Per fare anche solo un accenno a tutte le notevoli testimonianze artistiche qui conservate non sarebbe sufficiente questo spazio. La mia decisione è quindi di dedicare il resto della visita a quel che resta dei dipinti che decorano il punto focale di questo ambiente: l’abside.
Gli affreschi che possiamo ammirare oggi sono riemersi sotto strati di pittura monocroma grazie ai lavori di restauro promossi nel 2008 dalla Soprintendenza.
Nella zona dell’abside si evidenziavano tracce di una pittura figurativa che la lettura dei documenti e il ricordo degli abitanti hanno permesso di riconoscere in un soggetto devozionale con cervi colti nell’attimo di abbeverarsi ad una fonte ai lati di una croce gemmata.
I lavori preliminari al restauro di queste decorazioni hanno però portato alla sensazionale scoperta della presenza, ancora più in profondità, di affreschi risalenti alla fondazione della chiesa, ancora ben conservati. Non è necessario ripercorrere tutte le fasi del restauro per immaginare la meraviglia provata nello svelare i volti degli Apostoli che sfilano lungo le pareti, l’emozione nel ritrovare, una ad una, le pieghe del manto della Vergine assisa nel Catino.
Il tema scelto per questa decorazione pittorica è perfettamente adatto ad una chiesa dedicata a Maria. Si tratta infatti di una Incoronazione della Vergine. Il Redentore è colto nell’atto di incoronare la Vergine, sulle note della bella sinfonia suonata dalla schiera di angeli musicanti.
Per quanto riguarda gli Apostoli, i vostri occhi potranno contarne solo sette. I restanti sono andati perduti per via di strutturali modifiche apportate in questa parte della chiesa nel corso degli anni.

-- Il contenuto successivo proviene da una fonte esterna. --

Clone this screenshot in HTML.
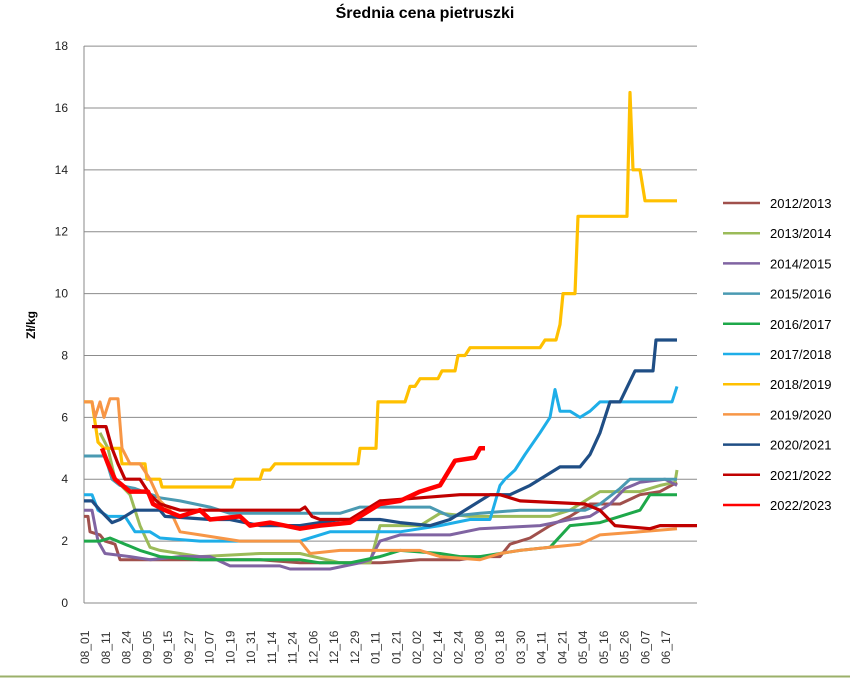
<!DOCTYPE html><html><head><meta charset="utf-8"><style>body{margin:0;background:#fff}svg{display:block}text{font-family:"Liberation Sans",sans-serif}</style></head><body>
<svg id="s" width="850" height="678" xmlns="http://www.w3.org/2000/svg">
<rect width="850" height="678" fill="#fff"/>
<line x1="0" y1="676.5" x2="850" y2="676.5" stroke="#9bb06a" stroke-width="2"/>
<text x="425" y="18" text-anchor="middle" font-size="16" font-weight="bold" fill="#000">Średnia cena pietruszki</text>
<text transform="translate(35,325) rotate(-90)" text-anchor="middle" font-size="12" font-weight="bold">Zł/kg</text>
<g id="grid"></g><g id="ser" fill="none" stroke-linejoin="round"></g><g id="leg"></g>
</svg>
<script>
const S=document.getElementById('s'),NS='http://www.w3.org/2000/svg';
function el(t,a,p,txt){const e=document.createElementNS(NS,t);for(const k in a)e.setAttribute(k,a[k]);if(txt!==undefined)e.textContent=txt;(p||S).appendChild(e);return e;}
const Y=v=>603-30.94*v;
const g=document.getElementById('grid');
for(let v=0;v<=18;v+=2){el('line',{x1:84,x2:697,y1:Y(v),y2:Y(v),stroke:v?'#8c8c8c':'#888','stroke-width':1},g);
el('text',{x:68,y:Y(v)+4,'text-anchor':'end','font-size':12,fill:'#222'},g,v);}
el('line',{x1:84,x2:84,y1:46,y2:603,stroke:'#888'},g);
const labs="08_01 08_11 08_24 09_05 09_15 09_27 10_07 10_19 10_31 11_14 11_24 12_06 12_16 12_29 01_11 01_21 02_02 02_14 02_24 03_08 03_18 03_30 04_11 04_21 05_04 05_16 05_26 06_07 06_17".split(' ');
labs.forEach((l,i)=>{const x=89+i*20.75;el('text',{transform:`translate(${x},664) rotate(-90)`,'font-size':12,fill:'#333'},g,l);});
const D=[
["2012/2013","#a0504c",3,[[84,2.8],[88,2.8],[90,2.3],[100,2.2],[105,2.0],[115,1.9],[120,1.4],[160,1.4],[200,1.4],[260,1.4],[300,1.3],[330,1.3],[380,1.3],[420,1.4],[460,1.4],[480,1.5],[500,1.5],[510,1.9],[530,2.1],[550,2.5],[570,2.8],[590,3.2],[620,3.2],[640,3.5],[660,3.6],[677,3.9]]],
["2013/2014","#9bbb59",3,[[100,5.5],[108,5.0],[115,4.0],[130,3.5],[140,2.5],[150,1.8],[160,1.7],[200,1.5],[260,1.6],[300,1.6],[340,1.3],[370,1.3],[380,2.5],[420,2.5],[440,2.9],[470,2.8],[520,2.8],[550,2.8],[570,3.0],[600,3.6],[640,3.6],[660,3.8],[675,3.9],[677,4.3]]],
["2014/2015","#8064a2",3,[[84,3.0],[92,3.0],[98,2.0],[105,1.6],[130,1.5],[150,1.4],[180,1.5],[210,1.5],[230,1.2],[280,1.2],[290,1.1],[330,1.1],[345,1.2],[360,1.3],[370,1.4],[380,2.0],[400,2.2],[450,2.2],[480,2.4],[540,2.5],[555,2.6],[570,2.7],[590,2.8],[610,3.2],[625,3.7],[640,3.9],[665,4.0],[677,3.8]]],
["2015/2016","#4a9ab2",3,[[84,4.75],[105,4.75],[112,4.0],[120,3.8],[135,3.7],[160,3.4],[180,3.3],[210,3.1],[230,2.9],[340,2.9],[360,3.1],[430,3.1],[450,2.8],[480,2.9],[520,3.0],[585,3.0],[600,3.2],[620,3.7],[630,4.0],[677,4.0]]],
["2016/2017","#1ea84a",3,[[84,2.0],[100,2.0],[110,2.1],[125,1.9],[140,1.7],[160,1.5],[200,1.4],[300,1.4],[320,1.3],[350,1.3],[380,1.5],[400,1.7],[440,1.6],[460,1.5],[480,1.5],[500,1.6],[520,1.7],[550,1.8],[570,2.5],[600,2.6],[620,2.8],[640,3.0],[650,3.5],[677,3.5]]],
["2017/2018","#1eaee8",3,[[84,3.5],[92,3.5],[98,3.0],[108,2.8],[125,2.8],[135,2.3],[150,2.3],[160,2.1],[200,2.0],[300,2.0],[330,2.3],[400,2.3],[440,2.5],[470,2.7],[490,2.7],[500,3.8],[505,4.0],[515,4.3],[525,4.8],[540,5.5],[550,6.0],[555,6.9],[560,6.2],[570,6.2],[580,6.0],[590,6.2],[600,6.5],[672,6.5],[677,7.0]]],
["2018/2019","#ffc000",3.2,[[84,6.5],[92,6.5],[98,5.2],[104,5.0],[120,5.0],[122,4.5],[145,4.5],[147,4.0],[160,4.0],[162,3.75],[232,3.75],[235,4.0],[260,4.0],[263,4.3],[270,4.3],[275,4.5],[358,4.5],[360,5.0],[376,5.0],[378,6.5],[405,6.5],[410,7.0],[415,7.0],[420,7.25],[438,7.25],[442,7.5],[455,7.5],[458,8.0],[465,8.0],[470,8.25],[540,8.25],[545,8.5],[556,8.5],[560,9.0],[563,10.0],[575,10.0],[578,12.5],[627,12.5],[630,16.5],[633,14.0],[640,14.0],[645,13.0],[677,13.0]]],
["2019/2020","#f79646",3,[[84,6.5],[92,6.5],[95,6.0],[100,6.5],[104,6.0],[110,6.6],[118,6.6],[122,5.0],[130,4.5],[140,4.5],[150,4.0],[160,3.3],[170,3.0],[180,2.3],[200,2.2],[240,2.0],[300,2.0],[310,1.6],[340,1.7],[420,1.7],[440,1.5],[480,1.4],[500,1.6],[520,1.7],[550,1.8],[580,1.9],[600,2.2],[640,2.3],[677,2.4]]],
["2020/2021","#1f4e85",3.2,[[84,3.3],[92,3.3],[100,3.0],[112,2.6],[120,2.7],[135,3.0],[160,3.0],[165,2.8],[210,2.7],[230,2.7],[260,2.5],[300,2.5],[340,2.7],[380,2.7],[400,2.6],[430,2.5],[450,2.7],[490,3.5],[510,3.5],[530,3.8],[560,4.4],[580,4.4],[590,4.8],[600,5.5],[610,6.5],[620,6.5],[635,7.5],[653,7.5],[656,8.5],[677,8.5]]],
["2021/2022","#c00000",3.2,[[92,5.7],[106,5.7],[112,5.0],[118,4.5],[125,4.0],[140,4.0],[150,3.5],[160,3.2],[180,3.0],[300,3.0],[305,3.1],[312,2.8],[320,2.7],[350,2.7],[380,3.3],[420,3.4],[460,3.5],[500,3.5],[520,3.3],[585,3.2],[600,3.0],[615,2.5],[650,2.4],[660,2.5],[697,2.5]]],
["2022/2023","#ff0000",4.5,[[102,5.0],[108,4.5],[115,4.0],[130,3.6],[148,3.6],[153,3.2],[165,3.0],[180,2.8],[200,3.0],[210,2.7],[240,2.8],[250,2.5],[270,2.6],[300,2.4],[320,2.5],[350,2.6],[380,3.2],[400,3.3],[420,3.6],[440,3.8],[455,4.6],[475,4.7],[480,5.0],[485,5.0]]]
];
const ser=document.getElementById('ser'),lg=document.getElementById('leg');
D.forEach((d,i)=>{el('polyline',{points:d[3].map(p=>p[0]+','+Y(p[1]).toFixed(1)).join(' '),stroke:d[1],'stroke-width':d[2]},ser);
const y=203+i*30.2;el('line',{x1:723,x2:760,y1:y,y2:y,stroke:d[1],'stroke-width':2.5},lg);
el('text',{x:770,y:y+5,'font-size':13},lg,d[0]);});
</script>
</body></html>
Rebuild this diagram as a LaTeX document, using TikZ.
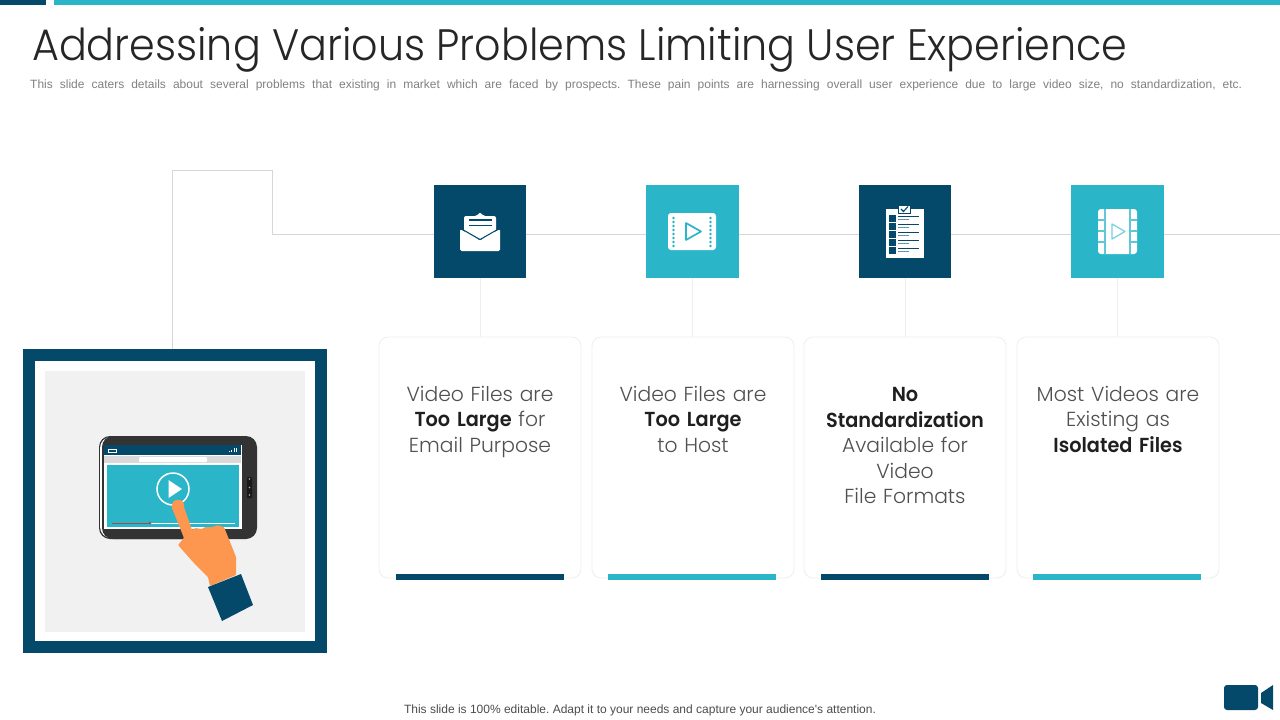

La storia conservativa di questa chiesa è complessa, fatta di infiltrazioni, di numerosi interventi di ristrutturazione che hanno danneggiato, seppur inconsapevolmente, le pitture quattrocentesche. Da qui la scelta obbligata di stuccare le parti non reintegrabili, che oggi riconosciamo in queste ampie zone grigiastre senza figure. Vi invito a guardare a questi “vuoti”, che inizialmente infastidiranno i vostri occhi, come a dei pezzi mancanti di un puzzle di pregio, le cui parti visibili consentono comunque di riconoscere la bellezza e la poesia di questa apparizione celeste dai colori pastello che credo possa portare quel senso di accoglienza e sollievo che è proprio di tutte le chiese, luoghi di tutti, luoghi in cui sentirsi piccoli e soli o forti e parte di un tutto più grande. In ogni caso al sicuro.